## REQUIREMENTS
Copy out, with no alterations, the lines below running from the one containing "Give me the TikZ source for this diagram." to the one containing "(synth) -- (out);", inclusive at each end; pictures are omitted.

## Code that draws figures
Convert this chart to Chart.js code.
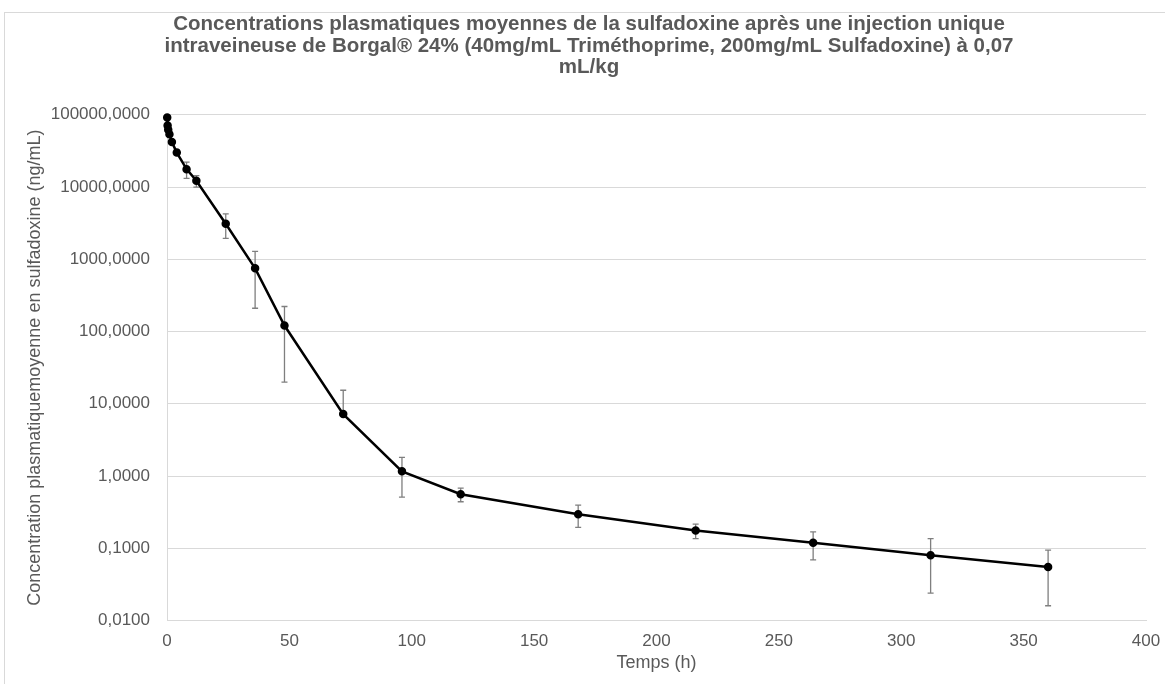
<!DOCTYPE html>
<html>
<head>
<meta charset="utf-8">
<script src="https://cdn.jsdelivr.net/npm/chart.js@4.4.1/dist/chart.umd.min.js"></script>
<style>
  html, body { margin: 0; padding: 0; background: #ffffff; overflow: hidden; }
  #wrap { position: relative; width: 1165px; height: 684px; overflow: hidden; background: #fff; }
  #frame { position: absolute; left: 4px; top: 12px; width: 1300px; height: 800px; border: 1px solid #d9d9d9; box-sizing: border-box; }
  #c { position: absolute; left: 0; top: 0; }
</style>
</head>
<body>
<div id="wrap">
  <div id="frame"></div>
  <canvas id="c" width="1165" height="684"></canvas>
</div>
<script>
// ---- Data ----
const timesH = [0.083, 0.25, 0.5, 1, 2, 4, 8, 12, 24, 36, 48, 72, 96, 120, 168, 216, 264, 312, 360];
const meanConc = [92000, 71000, 62000, 54000, 42000, 30000, 17700, 12200, 3100, 750, 121, 7.2, 1.16, 0.56, 0.295, 0.176, 0.119, 0.080, 0.055];
const sdConc = [6000, 5000, 4000, 3500, 3000, 2500, 4500, 2200, 1150, 540, 101, 8.2, 0.65, 0.12, 0.1, 0.04, 0.05, 0.056, 0.039];
const yTickValues = [0.01, 0.1, 1, 10, 100, 1000, 10000, 100000];
const yTickLabels = ['0,0100', '0,1000', '1,0000', '10,0000', '100,0000', '1000,0000', '10000,0000', '100000,0000'];
const titleLines = [
  'Concentrations plasmatiques moyennes de la sulfadoxine après une injection unique',
  'intraveineuse de Borgal® 24% (40mg/mL Triméthoprime, 200mg/mL Sulfadoxine) à 0,07',
  'mL/kg'
];
const xTitle = 'Temps (h)';
const yTitle = 'Concentration plasmatiquemoyenne en sulfadoxine (ng/mL)';

const FONT = '"Liberation Sans", Arial, Helvetica, sans-serif';
const TXT = '#595959';
const GRID = '#d9d9d9';

const points = timesH.map((t, i) => ({ x: t, y: meanConc[i] }));

const errorBarPlugin = {
  id: 'errorBars',
  beforeDatasetsDraw(chart) {
    const ctx = chart.ctx;
    const xs = chart.scales.x, ys = chart.scales.y;
    ctx.save();
    ctx.strokeStyle = '#7f7f7f';
    ctx.lineWidth = 1.3;
    const cap = 3;
    timesH.forEach((t, i) => {
      const px = xs.getPixelForValue(t);
      const pm = ys.getPixelForValue(meanConc[i]);
      const hi = meanConc[i] + sdConc[i];
      const lo = meanConc[i] - sdConc[i];
      const pHi = ys.getPixelForValue(hi);
      ctx.beginPath();
      ctx.moveTo(px, pm); ctx.lineTo(px, pHi);
      ctx.moveTo(px - cap, pHi); ctx.lineTo(px + cap, pHi);
      if (lo > 0) {
        const pLo = ys.getPixelForValue(lo);
        ctx.moveTo(px, pm); ctx.lineTo(px, pLo);
        ctx.moveTo(px - cap, pLo); ctx.lineTo(px + cap, pLo);
      }
      ctx.stroke();
    });
    ctx.restore();
  }
};

new Chart(document.getElementById('c'), {
  type: 'scatter',
  data: {
    datasets: [{
      data: points,
      showLine: true,
      borderColor: '#000000',
      backgroundColor: '#000000',
      borderWidth: 2.5,
      pointRadius: 3,
      pointHoverRadius: 3,
      pointBackgroundColor: '#000000',
      pointBorderColor: '#000000',
      tension: 0,
      clip: false
    }]
  },
  options: {
    responsive: false,
    animation: false,
    devicePixelRatio: 1,
    layout: { padding: { left: 32, right: 19, top: 0, bottom: 0 } },
    plugins: {
      legend: { display: false },
      tooltip: { enabled: false },
      title: {
        display: true,
        text: titleLines,
        color: TXT,
        font: { family: FONT, size: 20.5, weight: 'bold', lineHeight: 1.07 },
        padding: { top: 13, bottom: 36 }
      }
    },
    scales: {
      x: {
        type: 'linear',
        min: 0, max: 400,
        ticks: { stepSize: 50, color: TXT, font: { family: FONT, size: 17 }, padding: 10.5, maxRotation: 0 },
        grid: { display: false, drawTicks: false },
        border: { display: true, color: GRID, width: 1 },
        title: { display: true, text: xTitle, color: TXT, font: { family: FONT, size: 18, lineHeight: 1.2 }, padding: { top: 0, bottom: 10 } },
        afterFit(scale) { scale.height = 63.5; scale.paddingRight = 0; scale.paddingLeft = 0; }
      },
      y: {
        type: 'logarithmic',
        min: 0.01, max: 100000,
        afterBuildTicks(scale) { scale.ticks = yTickValues.map(v => ({ value: v })); },
        ticks: {
          color: TXT, font: { family: FONT, size: 17 }, padding: 17,
          callback(value) { const i = yTickValues.indexOf(value); return i >= 0 ? yTickLabels[i] : ''; }
        },
        grid: { color: GRID, lineWidth: 1, drawTicks: false },
        border: { display: true, color: GRID, width: 1 },
        title: { display: true, text: yTitle, color: TXT, font: { family: FONT, size: 18, lineHeight: 1.2 }, padding: { top: -8, bottom: 0 } },
        afterFit(scale) { scale.width = 135; }
      }
    }
  },
  plugins: [errorBarPlugin]
});
</script>
</body>
</html>
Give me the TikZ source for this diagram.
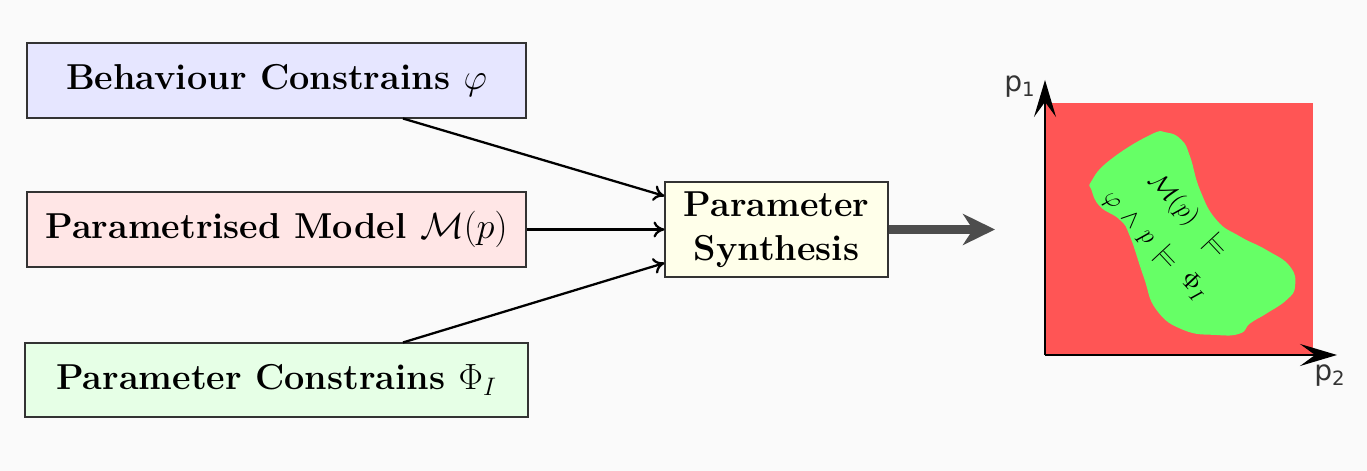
\documentclass[tikz,border=0pt]{standalone}
\usepackage{amsmath,amssymb}
\usepackage{fontspec}
\newfontfamily\axisfont{DejaVu Sans}
\usetikzlibrary{arrows.meta}

\definecolor{bggray}{HTML}{FAFAFA}
\definecolor{behavblue}{HTML}{E6E6FF}
\definecolor{modelpink}{HTML}{FFE6E6}
\definecolor{paramgreen}{HTML}{E6FFE6}
\definecolor{synthyellow}{HTML}{FFFFEA}
\definecolor{regionred}{HTML}{FF5555}
\definecolor{regiongreen}{HTML}{66FF66}
\definecolor{arrowgray}{HTML}{4D4D4D}

\begin{document}
\begin{tikzpicture}[
    block/.style={rectangle, draw=black!80, line width=0.6pt, minimum width=9.98cm, minimum height=1.5cm, font=\fontsize{20.5}{25}\selectfont\bfseries},
    axis/.style={-{Stealth[length=0.74cm, width=0.44cm, inset=0.3cm]}, line width=1.4pt},
    >={To[length=0.22cm, width=0.32cm]}
]
\fill[bggray] (0,0) rectangle (27.34,9.42);

\node[block, fill=behavblue] (behav) at (5.53,7.81) {Behaviour Constrains $\varphi$};
\node[block, fill=modelpink] (model) at (5.53,4.83) {Parametrised Model $\mathcal{M}(p)$};
\node[block, fill=paramgreen, minimum width=10.06cm, minimum height=1.48cm] (param) at (5.53,1.82) {Parameter Constrains $\Phi_I$};
\node[block, fill=synthyellow, minimum width=4.46cm, minimum height=1.9cm, align=center] (synth) at (15.53,4.83) {Parameter\\Synthesis};

\draw[->, line width=1.3pt] ([xshift=2.53cm]behav.south) -- ([yshift=0.67cm]synth.west);
\draw[->, line width=1.3pt] (model) -- (synth);
\draw[->, line width=1.3pt] ([xshift=2.53cm]param.north) -- ([yshift=-0.67cm]synth.west);

% result: parameter space
\coordinate (out) at (19.9,4.83);
\draw[-{Stealth[length=0.64cm, width=0.62cm, inset=0.2cm]}, line width=0.18cm, arrowgray] (synth) -- (out);

\fill[regionred] (20.9,2.32) rectangle (26.26,7.36);
\fill[regiongreen] plot[smooth cycle, tension=0.8] coordinates {
    (21.83,5.80) (22.2,6.22) (23.0,6.72) (23.33,6.77) (23.63,6.62) (23.8,6.29)
    (24.0,5.62) (24.33,5.02) (24.8,4.69) (25.33,4.42) (25.8,4.09) (25.9,3.69)
    (25.73,3.42) (25.33,3.15) (25.0,2.95) (24.8,2.75) (24.33,2.72) (23.67,2.82)
    (23.13,3.22) (22.87,3.89) (22.6,4.69) (22.4,5.02) (22.0,5.29) (21.83,5.62)};
\node[rotate=-47, align=center, font=\fontsize{15}{18}\selectfont] (sat) at (23.43,4.81) {$\mathcal{M}(p)\;\;\models$\\[0.25cm]$\varphi\,\wedge\,p\,\models\;\Phi_I$};

\coordinate (origin) at (20.9,2.32);
\coordinate (ytip) at (20.9,7.82);
\coordinate (xtip) at (26.74,2.32);
\draw[axis] (origin) -- (ytip);
\draw[axis] (origin) -- (xtip);
\node[font=\axisfont\fontsize{16}{19}\selectfont, text=black!80] (p1) at (20.4,7.68) {p\textsubscript{1}};
\node[font=\axisfont\fontsize{16}{19}\selectfont, text=black!80] (p2) at (26.6,1.9) {p\textsubscript{2}};
\end{tikzpicture}
\end{document}
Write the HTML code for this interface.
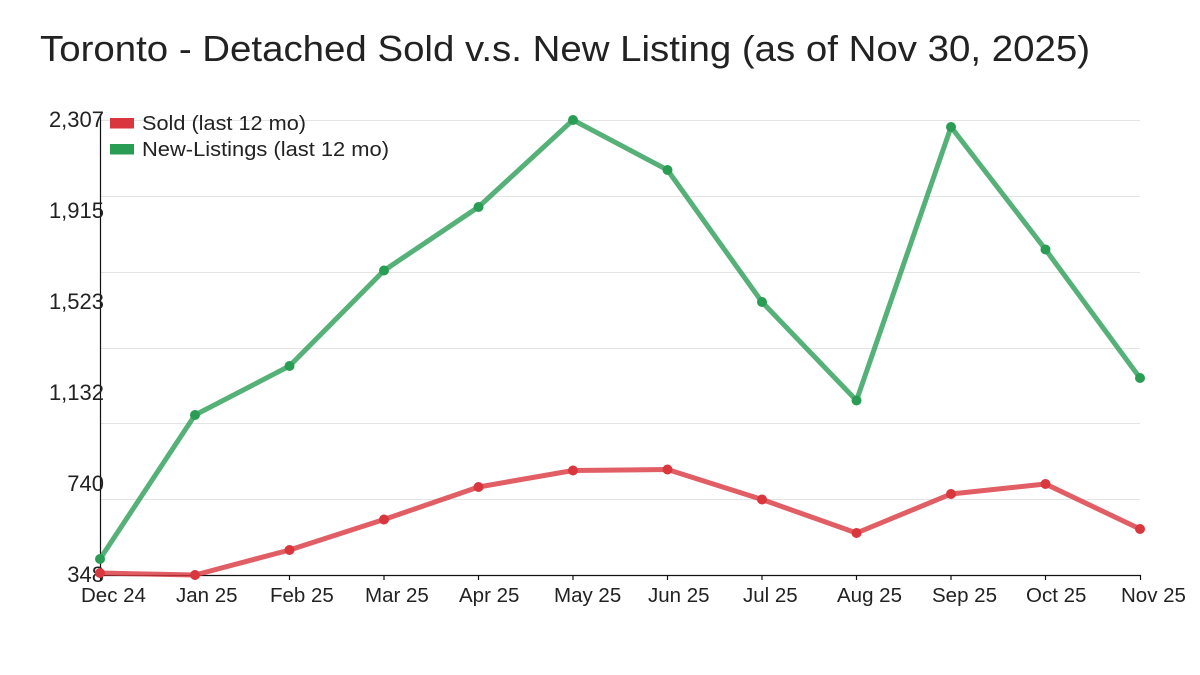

## COMPLETE ANSWER
Give me the TikZ source for this diagram.
\documentclass[tikz,border=0pt]{standalone}
\usepackage{amsmath,amssymb}
\usepackage{fontspec}
\newfontfamily\axisfont{DejaVu Sans}
\usetikzlibrary{arrows.meta}

\definecolor{bggray}{HTML}{FAFAFA}
\definecolor{behavblue}{HTML}{E6E6FF}
\definecolor{modelpink}{HTML}{FFE6E6}
\definecolor{paramgreen}{HTML}{E6FFE6}
\definecolor{synthyellow}{HTML}{FFFFEA}
\definecolor{regionred}{HTML}{FF5555}
\definecolor{regiongreen}{HTML}{66FF66}
\definecolor{arrowgray}{HTML}{4D4D4D}

\begin{document}
\begin{tikzpicture}[
    block/.style={rectangle, draw=black!80, line width=0.6pt, minimum width=9.98cm, minimum height=1.5cm, font=\fontsize{20.5}{25}\selectfont\bfseries},
    axis/.style={-{Stealth[length=0.74cm, width=0.44cm, inset=0.3cm]}, line width=1.4pt},
    >={To[length=0.22cm, width=0.32cm]}
]
\fill[bggray] (0,0) rectangle (27.34,9.42);

\node[block, fill=behavblue] (behav) at (5.53,7.81) {Behaviour Constrains $\varphi$};
\node[block, fill=modelpink] (model) at (5.53,4.83) {Parametrised Model $\mathcal{M}(p)$};
\node[block, fill=paramgreen, minimum width=10.06cm, minimum height=1.48cm] (param) at (5.53,1.82) {Parameter Constrains $\Phi_I$};
\node[block, fill=synthyellow, minimum width=4.46cm, minimum height=1.9cm, align=center] (synth) at (15.53,4.83) {Parameter\\Synthesis};

\draw[->, line width=1.3pt] ([xshift=2.53cm]behav.south) -- ([yshift=0.67cm]synth.west);
\draw[->, line width=1.3pt] (model) -- (synth);
\draw[->, line width=1.3pt] ([xshift=2.53cm]param.north) -- ([yshift=-0.67cm]synth.west);

% result: parameter space
\coordinate (out) at (19.9,4.83);
\draw[-{Stealth[length=0.64cm, width=0.62cm, inset=0.2cm]}, line width=0.18cm, arrowgray] (synth) -- (out);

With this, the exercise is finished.